Jetzt will sich die EU-Kommission trotzdem gegen Google durchsetzen und Zähne zeigen. Gegen Google könnte jetzt schnell ein formales Verfahren wegen Wettbewerbsverzerrung eingeleitet werden. Dafür müssten die Untersuchungen endlich zum Abschluss gebracht werden. Soweit scheint die EU jetzt zu sein. Google soll gezwungen werden, die europäischen Regeln zum freien Wettbewerb zu beachten.
Der CDU-Europaabgeordnete Schwab spricht von "Suchgerechtigkeit". Zwar war Google der EU schon entgegengekommen, aber nicht soweit, wie sich das die zuständige dänische EU-Kommissarin Margrethe Vestanger wünscht. "Das öffentliche Interesse am Google-Fall ist immer größer geworden, und die Untersuchungen dauern jetzt schon fünf Jahre", sagt sie. Der frühere EU-Wettbewerbskommissar Joaquín Almunia hatte den Fall Anfang 2014 sogar schon zu den Akten legen wollen, konnte sich damit aber schon in der alten EU-Kommission nicht durchsetzen.
"Die EU-Kommission muss Zähne zeigen"
Getan hat sich danach wenig, erst die neue Juncker-Kommission macht sich für einen Durchbruch im Google-Streit stark. Nicht zuletzt dank des deutschen Internet-Kommissars Günther Oettinger. "Die EU-Kommission muss in sehr absehbaren Tagen zeigen, dass sie Zähne hat", forderte er am Rande der Hannover-Messe. "Wir müssen die Plattformen, die Suchmaschinen, dazu bringen und dazu zwingen, dass sie unsere Regeln in Europa beachten."
Google soll Ergebnisse "wettbewerbskonform" präsentieren
Die Entscheidung liegt aber nicht bei ihm, sondern bei EU-Wettbewerbskommissarin Vestager, die ein formales Verfahren gegen den US-Konzern einleiten kann - und das jetzt wohl auch tun wird. Ziel: Google muss die Ergebnisse seiner Suchmaschine "wettbewerbskonform" präsentieren. Allerdings: Rechtlich einfach ist das nicht. Firmen normaler Größe und ohne Alleinstellungsmerkmal dürfen dazu nicht gezwungen werden, denn das wiederum würde auch dem "freien Wettbewerb" zuwiderlaufen.
Bei Google liegt der Fall nach Einschätzung der EU-Kommission aber ganz anders. Weil ohne Google nichts läuft, muss der Konzern auch mehr Rücksicht auf Konkurrenten nehmen, um Chancenungleichheiten zu vermeiden. Anders als bei Unternehmen, die nicht so mächtig sind. Google dürfe mit seiner Suchmaschine andere Anbieter nicht zurückstellen, ausblenden oder anderweitig benachteiligen. Gemeint sind vor allem Kartendienste, Shoppingportale, Reiseangebote und Medieninhalte.

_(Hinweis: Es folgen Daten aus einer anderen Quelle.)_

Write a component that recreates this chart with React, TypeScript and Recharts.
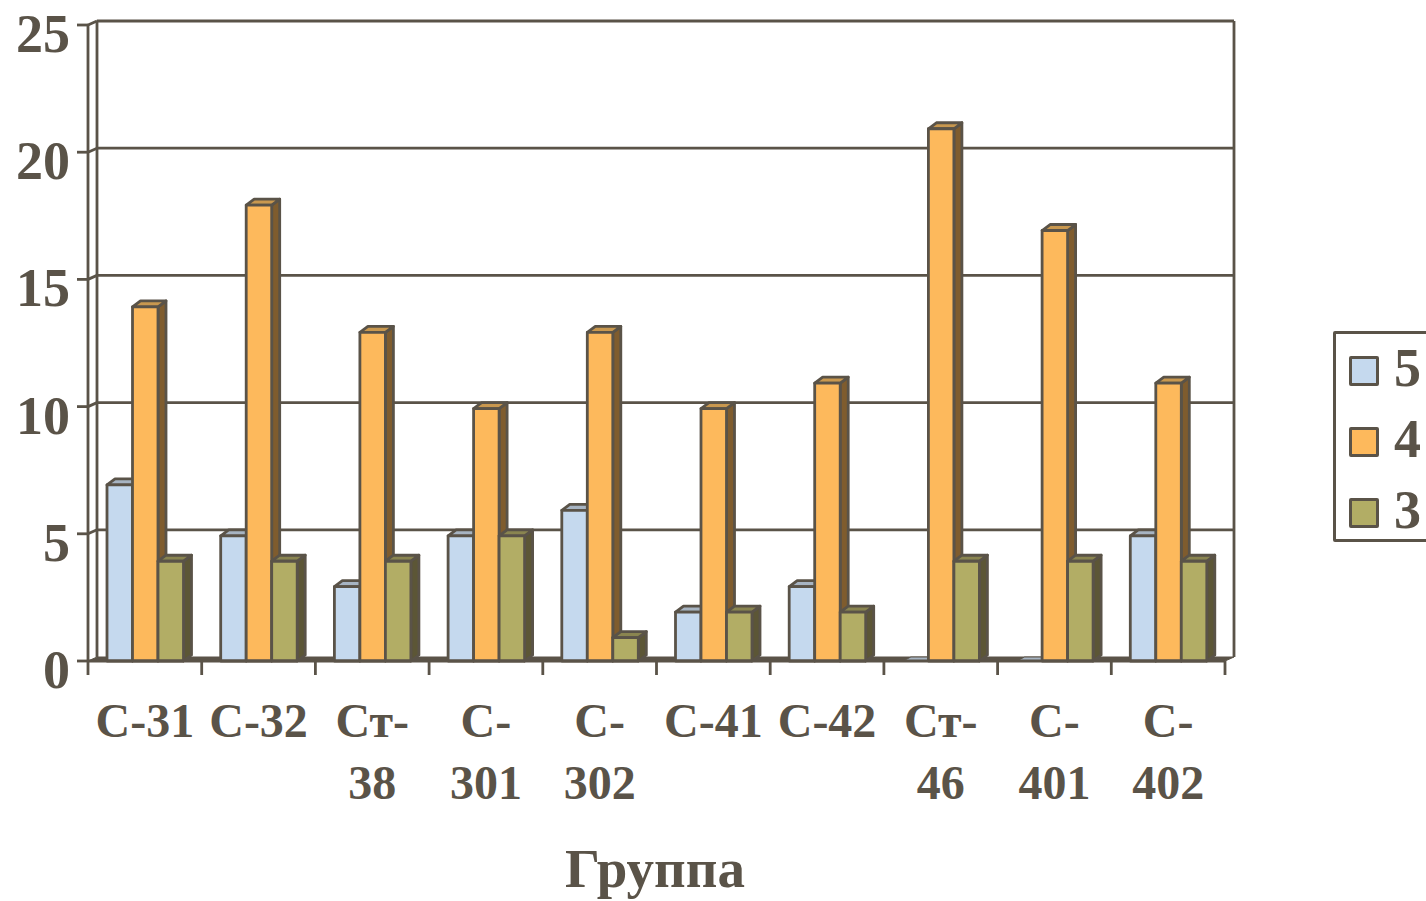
import React from 'react';
import { BarChart, Bar, XAxis, YAxis, CartesianGrid, Legend } from 'recharts';

const categories = ['С-31', 'С-32', 'Ст-\n38', 'С-\n301', 'С-\n302', 'С-41', 'С-42', 'Ст-\n46', 'С-\n401', 'С-\n402'];
const grade5 = [7, 5, 3, 5, 6, 2, 3, 0, 0, 5];
const grade4 = [14, 18, 13, 10, 13, 10, 11, 21, 17, 11];
const grade3 = [4, 4, 4, 5, 1, 2, 2, 4, 4, 4];
const yTicks = [0, 5, 10, 15, 20, 25];
const legendOrder = ['5', '4', '3'];
const xTitle = 'Группа';

const rows = categories.map((name, i) => ({ name, g5: grade5[i], g4: grade4[i], g3: grade3[i] }));

const INK = '#5a5348';
const FONT = '"Liberation Serif", "Times New Roman", serif';
const W = 1426;
const H = 901;
const LEFT = 88;
const TOP = 25;
const RIGHT = 201;
const BOTTOM = 240;
const PLOT_W = W - LEFT - RIGHT;
const PLOT_H = H - TOP - BOTTOM;
const BAND = PLOT_W / categories.length;
const WALL_DX = 9;
const WALL_DY = -4;
const BAR_DX = 8;
const BAR_DY = -6;
const LW = 2.8;

const bar3d = (front: string, top: string, side: string) => (props: any) => {
  const { x, y: rawY, width, height } = props;
  const b = rawY + height;
  const y = Math.min(rawY + 2, b);
  const r = x + width;
  const dy = height > 0 ? BAR_DY : WALL_DY;
  return (
    <g stroke={INK} strokeWidth={height > 0 ? LW : 1} strokeLinejoin="round">
      <polygon points={`${r},${b} ${r + BAR_DX},${b + dy} ${r + BAR_DX},${y + dy} ${r},${y}`} fill={side} />
      <polygon points={`${x},${y} ${x + BAR_DX},${y + dy} ${r + BAR_DX},${y + dy} ${r},${y}`} fill={top} />
      <rect x={x} y={y} width={width} height={b - y} fill={front} />
    </g>
  );
};

const gridLine = (props: any) => {
  const { x1, x2, y1, index } = props;
  const by = y1 + WALL_DY;
  const isFloor = Math.abs(y1 - (TOP + PLOT_H)) < 1;
  return (
    <g key={`grid-${index}`} stroke={INK} strokeWidth={LW} fill="none">
      {isFloor ? (
        <>
          <polygon
            points={`${x1},${y1} ${x1 + WALL_DX},${by} ${x2 + WALL_DX},${by} ${x2},${y1}`}
            fill={INK}
            strokeWidth={1}
          />
          <line x1={x1 + WALL_DX} x2={x1 + WALL_DX} y1={by} y2={by - PLOT_H} />
          <line x1={x2 + WALL_DX} x2={x2 + WALL_DX} y1={by} y2={by - PLOT_H} />
        </>
      ) : (
        <>
          <line x1={x1 + WALL_DX} x2={x2 + WALL_DX} y1={by} y2={by} />
          <line x1={x1} x2={x1 + WALL_DX} y1={y1} y2={by} />
        </>
      )}
    </g>
  );
};

const YTick = (props: any) => {
  const { x, y, payload } = props;
  return (
    <text x={x - 5} y={y + 27} textAnchor="end" fontFamily={FONT} fontWeight="bold" fontSize={54} fill={INK}>
      {payload.value}
    </text>
  );
};

const XTick = (props: any) => {
  const { x, y, payload, index } = props;
  const lines = String(payload.value).split('\n');
  const left = x - BAND / 2;
  return (
    <g>
      <line x1={left} x2={left} y1={y} y2={y + 14} stroke={INK} strokeWidth={LW} />
      {index === categories.length - 1 && (
        <line x1={left + BAND} x2={left + BAND} y1={y} y2={y + 14} stroke={INK} strokeWidth={LW} />
      )}
      {lines.map((t, i) => (
        <text
          key={i}
          x={x}
          y={y + 76 + i * 62}
          textAnchor="middle"
          fontFamily={FONT}
          fontWeight="bold"
          fontSize={48}
          fill={INK}
        >
          {t}
        </text>
      ))}
    </g>
  );
};

const LegendBox = (props: any) => {
  const items = [...(props.payload || [])].sort(
    (a: any, b: any) => legendOrder.indexOf(String(a.value)) - legendOrder.indexOf(String(b.value)),
  );
  return (
    <div
      style={{
        width: 120,
        height: 211,
        boxSizing: 'border-box',
        border: `3px solid ${INK}`,
        borderRadius: 2,
        background: '#fff',
        position: 'relative',
      }}
    >
      {items.map((p: any, i: number) => (
        <div key={p.value} style={{ position: 'absolute', left: 13, top: 21 + i * 71, height: 31, display: 'flex', alignItems: 'center' }}>
          <span
            style={{
              width: 30,
              height: 30,
              boxSizing: 'border-box',
              background: p.color,
              border: `3px solid ${INK}`,
              borderRadius: 2,
              display: 'block',
            }}
          />
          <span
            style={{
              marginLeft: 15,
              marginTop: -4,
              fontFamily: FONT,
              fontWeight: 'bold',
              fontSize: 54,
              lineHeight: '31px',
              color: INK,
            }}
          >
            {p.value}
          </span>
        </div>
      ))}
    </div>
  );
};

export default function App() {
  return (
    <div style={{ position: 'absolute', left: 0, top: 0, width: W, height: H, overflow: 'hidden', background: '#fff' }}>
      <BarChart
        width={W}
        height={H}
        data={rows}
        margin={{ top: TOP, right: RIGHT, bottom: 0, left: 0 }}
        barGap={0}
        barSize={25.5}
      >
        <CartesianGrid horizontal={gridLine} vertical={false} />
        <XAxis
          dataKey="name"
          interval={0}
          height={BOTTOM}
          tick={XTick}
          tickLine={false}
          tickSize={0}
          tickMargin={0}
          axisLine={{ stroke: INK, strokeWidth: LW }}
          label={{
            value: xTitle,
            content: () => (
              <text x={655} y={887} textAnchor="middle" fontFamily={FONT} fontWeight="bold" fontSize={55} fill={INK}>
                {xTitle}
              </text>
            ),
          }}
        />
        <YAxis
          width={LEFT}
          domain={[0, 25]}
          ticks={yTicks}
          interval={0}
          tick={YTick}
          tickSize={11}
          tickLine={{ stroke: INK, strokeWidth: LW }}
          axisLine={{ stroke: INK, strokeWidth: LW }}
        />
        <Legend
          layout="vertical"
          align="center"
          verticalAlign="middle"
          content={LegendBox}
          wrapperStyle={{ left: 1333, top: 331, width: 120, height: 211, right: 'auto', bottom: 'auto' }}
        />
        <Bar dataKey="g5" name="5" fill="#c5d9ee" isAnimationActive={false} shape={bar3d('#c5d9ee', '#a7b4c2', '#7f8b96')} />
        <Bar dataKey="g4" name="4" fill="#fdb95c" isAnimationActive={false} shape={bar3d('#fdb95c', '#c9984f', '#7f5c2e')} />
        <Bar dataKey="g3" name="3" fill="#b2ad65" isAnimationActive={false} shape={bar3d('#b2ad65', '#8a8550', '#5c5636')} />
      </BarChart>
    </div>
  );
}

Zeit der Verhandlungen ist vorbei
Die Zeit der Verhandlungen und des Abwartens scheint jetzt endgültig vorbei zu sein. Und auch die bisher äußerst belastbare Geduld der EU-Kommission mit dem US-Riesen Google, der sich unerschütterlich gibt und bisher geglaubt hat, mit kleinen Schritten und begrenzten Reformangeboten die EU-Kritiker zu besänftigen. Ein Kalkül, das nicht aufgehen dürfte.
In Brüssel zeichnet sich eine noch nie dagewesene Machtprobe ab: Die europäische Politik gegen ein US-Weltunternehmen, an dem Wirtschaft und Bürger kaum noch vorbeikommen. Von dieser Kraftprobe wird es abhängen, ob Googles Suchanzeigen künftig anders aussehen. In der Diskussion: Eine "Rotation" der Ergebnisse. Vor allem auf kleinen Screens (Smartphones) sollen nicht immer die wenigen gleichen Ergebnisse erscheinen - sondern wechseln.

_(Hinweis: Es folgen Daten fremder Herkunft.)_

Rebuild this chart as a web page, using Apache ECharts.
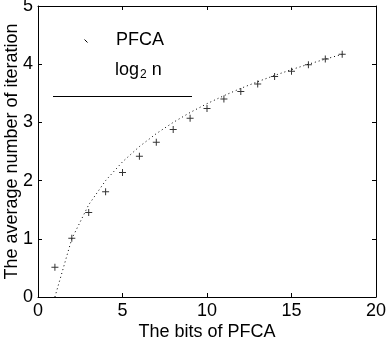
<!DOCTYPE html>
<html><head><meta charset="utf-8">
<script src="https://cdn.jsdelivr.net/npm/echarts@6/dist/echarts.min.js"></script>
<style>html,body{margin:0;padding:0;background:#fff}#c{width:386px;height:338px}</style>
</head><body><div id="c"></div>
<script>
var bits = [1,2,3,4,5,6,7,8,9,10,11,12,13,14,15,16,17,18];
var pfca = [0.51,1.01,1.45,1.81,2.14,2.42,2.66,2.88,3.07,3.24,3.40,3.53,3.66,3.79,3.88,3.99,4.09,4.17];
var log2n = [0,1,1.585,2,2.322,2.585,2.807,3,3.17,3.322,3.459,3.585,3.7,3.807,3.907,4,4.087,4.17];
var xTicks = [0,5,10,15,20];
var yTicks = [0,1,2,3,4,5];

var font = 'Liberation Sans, Arial, Helvetica, sans-serif';
var chart = echarts.init(document.getElementById('c'));
function pairs(xs, ys){ return xs.map(function(x,i){return [x, ys[i]];}); }
function common(){ return {
  axisLine:{show:true,onZero:false,lineStyle:{color:'#000',width:1}},
  axisTick:{show:true,inside:true,length:4,lineStyle:{color:'#000'}},
  splitLine:{show:false},
  nameMoveOverlap:false
};}
chart.setOption({
  animation:false,
  backgroundColor:'#fff',
  grid:{left:38,right:10,top:6,bottom:41,containLabel:false,outerBoundsMode:'none'},
  xAxis:[
    Object.assign(common(),{type:'value',min:0,max:20,interval:5,position:'bottom',
      name:'The bits of PFCA',nameLocation:'middle',nameGap:26,
      nameTextStyle:{color:'#000',fontSize:18,fontFamily:font},
      axisLabel:{color:'#000',fontSize:18,fontFamily:font,margin:5,
        formatter:function(v){return xTicks.indexOf(v)>=0?String(v):'';}}}),
    Object.assign(common(),{type:'value',min:0,max:20,interval:5,position:'top',axisLabel:{show:false}})
  ],
  yAxis:[
    Object.assign(common(),{type:'value',min:0,max:5,interval:1,position:'left',
      name:'The average number of iteration',nameLocation:'middle',nameGap:17,
      nameTextStyle:{color:'#000',fontSize:18,fontFamily:font},
      axisLabel:{color:'#000',fontSize:18,fontFamily:font,margin:5,
        formatter:function(v){return yTicks.indexOf(v)>=0?String(v):'';}}}),
    Object.assign(common(),{type:'value',min:0,max:5,interval:1,position:'right',axisLabel:{show:false}})
  ],
  series:[
    {type:'line',name:'log2 n',data:pairs(bits,log2n),showSymbol:false,symbol:'none',
      lineStyle:{color:'#000',width:1,type:[1,3]},z:2},
    {type:'scatter',name:'PFCA',data:pairs(bits,pfca),
      symbol:'path://M3,0h1v7h-1z M0,3h7v1h-7z',symbolSize:7,
      itemStyle:{color:'#000'},z:3}
  ],
  graphic:[
    {type:'line',shape:{x1:84.5,y1:39.5,x2:87.5,y2:42.5},style:{stroke:'#000',lineWidth:1}},
    {type:'text',left:116,top:31,style:{text:'PFCA',fill:'#000',font:'18px '+font}},
    {type:'text',left:115,top:61,style:{text:'{n|log}{s|2}{n| n}',fill:'#000',font:'18px '+font,
      rich:{n:{fontSize:18,fontFamily:font,color:'#000'},
            s:{fontSize:12,fontFamily:font,color:'#000',padding:[10,0,0,1]}}}},
    {type:'line',shape:{x1:53,y1:96.5,x2:192,y2:96.5},style:{stroke:'#000',lineWidth:1}}
  ]
});
</script></body></html>
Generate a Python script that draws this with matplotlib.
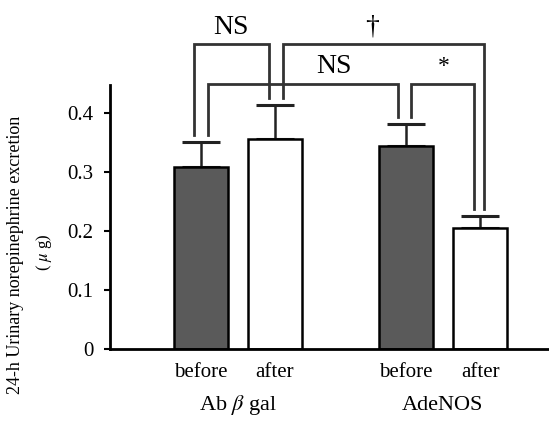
import numpy as np
import matplotlib.pyplot as plt

plt.rcParams['font.family'] = ['Liberation Serif', 'DejaVu Serif']
plt.rcParams['mathtext.fontset'] = 'stix'

# data
positions = [1, 2, 3.78, 4.79]
values = [0.308, 0.356, 0.344, 0.205]
errors = [0.043, 0.058, 0.037, 0.02]
colors = ['#5a5a5a', 'white', '#5a5a5a', 'white']
tick_labels = ['before', 'after', 'before', 'after']
groups = ['Ab $\\beta$ gal', 'AdeNOS']

# significance brackets: (x_left, x_right, y_left_end, y_right_end, y_top, label, label_x, label_y)
brackets = [
    (0.905, 1.925, 0.362, 0.425, 0.517, 'NS', 1.40, 0.545),
    (2.116, 4.85, 0.425, 0.237, 0.517, '\u2020', 3.32, 0.545),
    (1.095, 3.68, 0.362, 0.393, 0.449, 'NS', 2.80, 0.478),
    (3.857, 4.714, 0.393, 0.237, 0.449, '*', 4.30, 0.478),
]

fig = plt.figure(figsize=(5.49, 4.21), dpi=100)
ax = fig.add_axes([0.2004, 0.171, 0.80, 0.627])

ax.bar(positions, values, width=0.74, color=colors, edgecolor='black', linewidth=1.8, zorder=2)
for x, v, e in zip(positions, values, errors):
    ax.errorbar(x, v, yerr=[[0], [e]], fmt='none', ecolor='#222222', elinewidth=1.8,
                capsize=14, capthick=2.2, zorder=1)

lw = 2.0
for xl, xr, yl, yr, yt, lab, lx, ly in brackets:
    ax.plot([xl, xl, xr, xr], [yl, yt, yt, yr], color='#333333', lw=lw, clip_on=False,
            solid_joinstyle='miter')
    fs = 20 if lab != '*' else 17
    ax.text(lx, ly, lab, ha='center', va='center', fontsize=fs, clip_on=False)

ax.set_xlim(-0.24, 5.73)
ax.set_ylim(0, 0.447)
ax.set_yticks([0, 0.1, 0.2, 0.3, 0.4])
ax.set_yticklabels(['0', '0.1', '0.2', '0.3', '0.4'], fontsize=15)
ax.set_xticks(positions)
ax.set_xticklabels(tick_labels, fontsize=15)
ax.tick_params(axis='x', length=0, pad=10)
ax.tick_params(axis='y', direction='out', length=4, width=1.5, pad=8)

for x_mid, g in zip([1.5, 4.285], groups):
    ax.text(x_mid, -0.095, g, ha='center', va='center', fontsize=16, clip_on=False)

for s in ['top', 'right']:
    ax.spines[s].set_visible(False)
ax.spines['left'].set_linewidth(2)
ax.spines['bottom'].set_linewidth(2)

fig.text(0.028, 0.395, '24-h Urinary norepinephrine excretion', rotation=90,
         ha='center', va='center', fontsize=13)
fig.text(0.08, 0.40, '( $\\mu$ g)', rotation=90, ha='center', va='center', fontsize=12)

fig.savefig('out.png', dpi=100)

Google zeigte sich bisher wenig begeistert für diese Idee. Aber das Unternehmen wird wohl nicht darum herumkommen, wenn es nicht bessere Ideen präsentiert, die Brüssel zufriedenstellen. Ansonsten drohen Strafen, die Rede ist von sechs Milliarden Euro. Nicht ausgeschlossen ist auch "eine Gesetzgebung über die Frage, wie Suchergebnisse präsentiert werden müssen", ergänzt Binnenmarktexperte Schwab. Bis dahin heißt es: Weitergooglen wie gehabt - auch wenn die besten Ergebnisse vielleicht nicht dabei sind.